Кризис. Психологический ад. Да, он обращался к Юнгу, копался в подсознании. Но что стало детонатором? Что превратило глубокую меланхолию в этот вопль? Ее уход. Оставленность. Чувство, что ты не просто одинок, а неспособен не быть одиноким. Неспособен удержать рядом человека, который был для тебя одновременно спасением и пыткой, зеркалом, в котором ты видел все, чего тебе не хватало, и все, чего ты боялся. Провал этого брака, этого последнего, отчаянного броска к другому человеку, стал подтверждением его, Гессе-Галлера, фундаментальной отчужденности. Он был чужим для мира, чужим для других, и, самое страшное, чужим для самого себя.

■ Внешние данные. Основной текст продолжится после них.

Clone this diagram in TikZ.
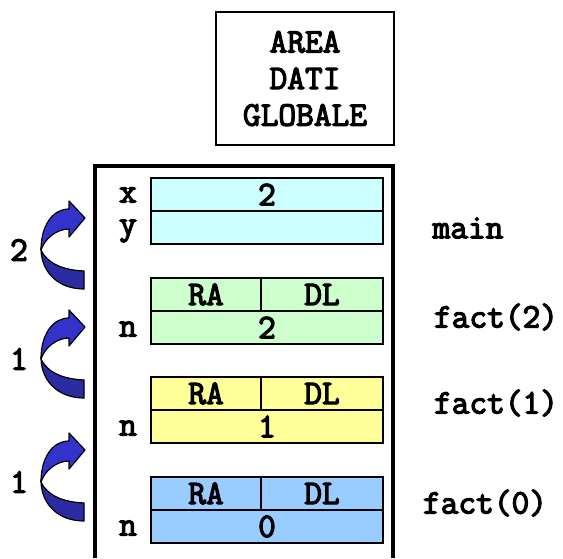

Именно тогда, в этой тишине, пропитанной ее отсутствием, в этом доме, который стал памятником несбывшемуся, родился «Степной Волк». Или, вернее, явился ему во всей своей ужасающей ясности. Гарри Галлер – это он сам, доведенный до квинтэссенции своей отчужденности, своей интеллектуальной гордыни, своего презрения к миру и своей мучительной жажды этого мира. Его «Трактат о Степном Волке», эта холодная, псевдонаучная попытка разложить себя на части, понять свою двойственность – Человек и Волк – это же крик о помощи, попытка хоть как-то осмыслить собственную разорванность, собственную неспособность к целостности, к гармонии. Он писал себя, пытаясь понять, кто он, этот зверь, что воет в степи его души, пока мир вокруг танцует под джаз, а женщина, которую он, возможно, любил или отчаянно хотел понять, живет где-то своей, недоступной жизнью.